山岡重行さん 血液型性格判断の差別性と虚構性 
[http://abofan.blog.so-net.ne.jp/2009-12-14]

山岡さんの推測では、「血液型人間学に興味をもち、知識を吸収し、共感を覚えた人たち」はどのぐらいいるかというと、全体の60%以上です。[わーい(嬉しい顔)]
ということは、いくら村上さんが「血液型人間学の調査を行った時には、調査目的を悟られないように配慮した」としても、現実的に、この60%以上のサンプルを排除するのは不可能ということになります。実際、私が知る限り、村上さんはそんなことはしていません。
また、ランダム・サンプリングをすれば、この「血液型人間学に興味をもち、知識を吸収し、共感を覚えた人たち」がサンプルにいるので、山岡さんが実証したとおり、全体のデータなら必ず差が出ることになります。
要するに、心理学者のデータは、必ず血液型人間学のとおりに結果が出るということです。[ひらめき]
繰り返しになりますが、実際にそんなデータが、最近の心理学の論文には報告されています。

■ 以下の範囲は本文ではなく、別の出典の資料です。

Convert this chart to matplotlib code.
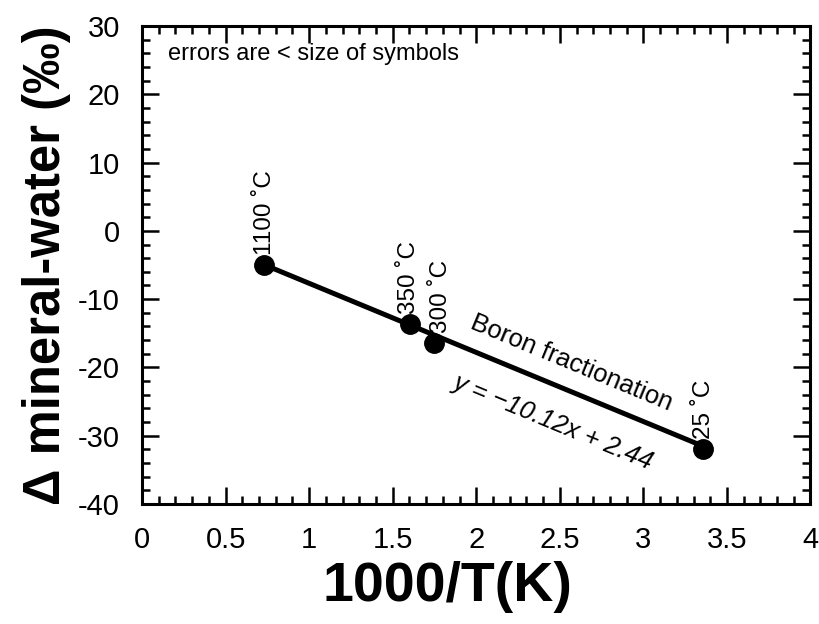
import numpy as np
import matplotlib
matplotlib.use('Agg')
import matplotlib.pyplot as plt
from matplotlib.ticker import MultipleLocator

plt.rcParams['font.family'] = ['Liberation Sans', 'DejaVu Sans']
plt.rcParams['axes.unicode_minus'] = False

# data
temp_labels = ['1100 \u02daC', '350 \u02daC', '300 \u02daC', '25 \u02daC']
inv_T = [0.728, 1.605, 1.745, 3.356]          # 1000/T(K)
delta = [-5.0, -13.6, -16.4, -31.9]           # permil
label_dx = [1, -1, 5, 1]                      # small offsets of the labels (points)

slope = -10.12
intercept = 2.44

fig = plt.figure(figsize=(8.19, 6.24), dpi=100)
ax = fig.add_axes([0.1734, 0.1923, 0.8162, 0.7660])

xl = np.array([inv_T[0], inv_T[-1]])
ax.plot(xl, slope * xl + intercept, color='k', linewidth=3.6, zorder=2)
ax.plot(inv_T, delta, 'o', color='k', markersize=14, zorder=3)

for x, y, lab, dx in zip(inv_T, delta, temp_labels, label_dx):
    ax.annotate(lab, xy=(x, y), xytext=(dx, 7), textcoords='offset points',
                rotation=90, ha='center', va='bottom', fontsize=17.5)

ax.text(2.57, -19.3, 'Boron fractionation', rotation=-22.5, fontsize=18.5,
        ha='center', va='center', rotation_mode='anchor')
ax.text(2.46, -28.0, 'y = \u221210.12x + 2.44', rotation=-22.5, fontsize=18.5,
        ha='center', va='center', rotation_mode='anchor', style='italic')
ax.text(0.155, 25.9, 'errors are < size of symbols', fontsize=17,
        ha='left', va='center')

ax.set_xlim(0, 4)
ax.set_ylim(-40, 30)
ax.xaxis.set_major_locator(MultipleLocator(0.5))
ax.xaxis.set_minor_locator(MultipleLocator(0.1))
ax.yaxis.set_major_locator(MultipleLocator(10))
ax.yaxis.set_minor_locator(MultipleLocator(2))
ax.set_xticks([0, 0.5, 1, 1.5, 2, 2.5, 3, 3.5, 4])
ax.set_xticklabels(['0', '0.5', '1', '1.5', '2', '2.5', '3', '3.5', '4'])

ax.tick_params(which='both', direction='in', top=True, right=True,
               labelsize=21, width=1.8)
ax.tick_params(which='major', length=12, pad=16)
ax.tick_params(which='minor', length=6)
for sp in ax.spines.values():
    sp.set_linewidth(2.2)

ax.set_xlabel('1000/T(K)', fontsize=40, fontweight='bold', labelpad=8)
ax.xaxis.set_label_coords(0.457, -0.12, transform=ax.transAxes)
ax.xaxis.label.set_va('top')
ax.set_ylabel('\u0394 mineral-water (\u2030)', fontsize=36.5, fontweight='bold',
              labelpad=5)

fig.savefig('out.png', dpi=100)
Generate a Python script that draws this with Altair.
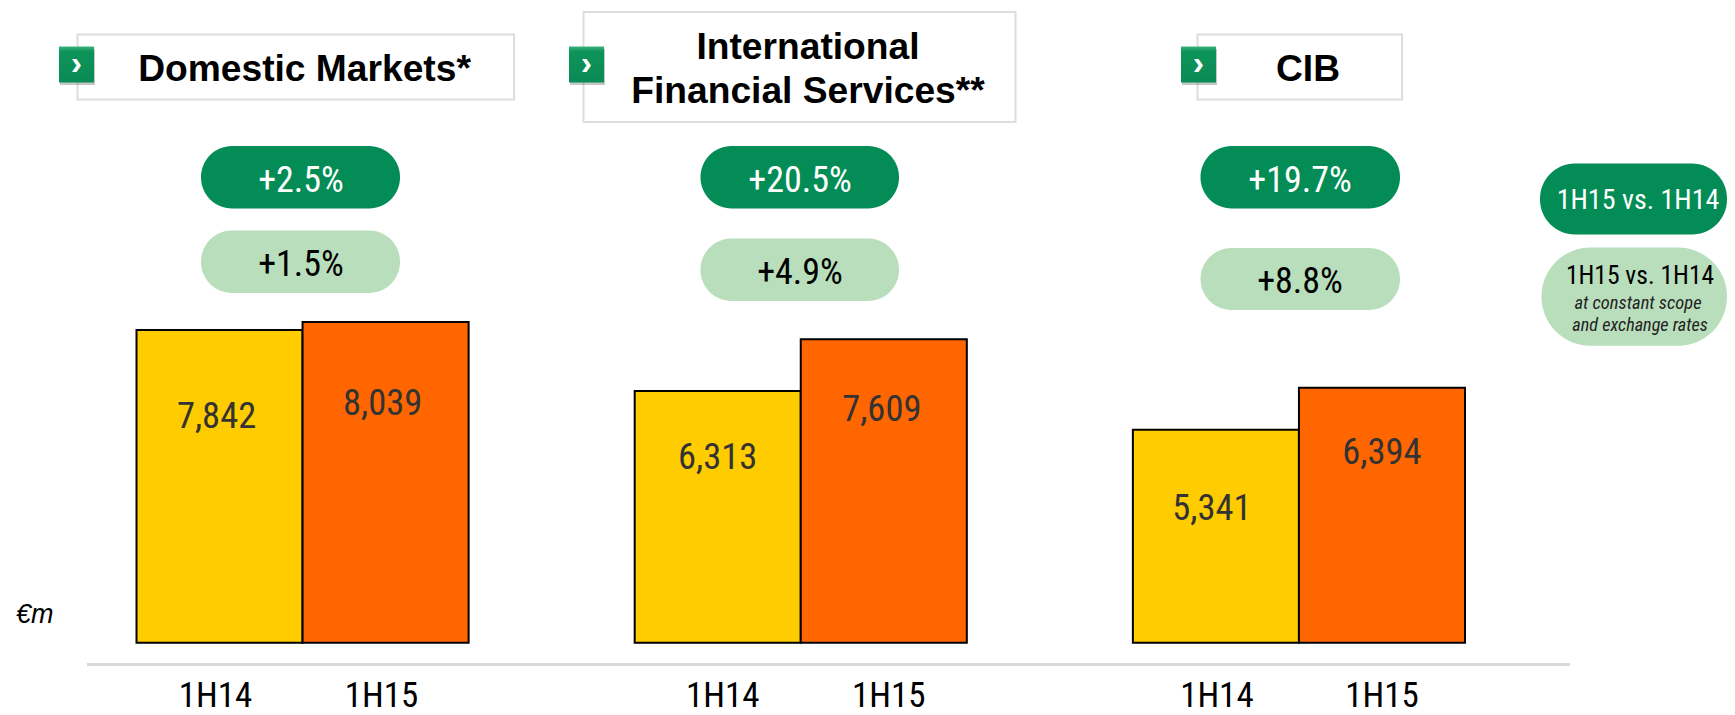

心理学の定説が180度変わった!(結論2009年版)
[http://abofan.blog.so-net.ne.jp/2009-10-25]

ですから、
もちろん、血液型と性格の関連性を実証するデータは1つもない。詳しくは、村上宣寛『心理テストはウソでした』(講談社+α文庫、2008年)を見ていただきたい。(p47 血液型人間学の登場)
は明らかにウソということになります。[パンチ]
この点は、以前に『心理テストはウソでした』のときに質問したのですが、明確な回答はいただけませんでした。
[http://www010.upp.so-net.ne.jp/abofan/murakami.htm]

ちなみに、この本の執筆で村上さんが「利用した文献[本]の厚みは1メーター弱の高さになった(はじめに p2)」とのことです(素晴らしい!)が、残念ながら私が今まで紹介した文献を読んでいる形跡はありません。

やはり血液型を否定するのは相当厳しいようですね…。[たらーっ(汗)]

ちなみに、私が血液型で読んだ文献[眼鏡]は、最低数メートル、たぶん10メートル以上はあると思います。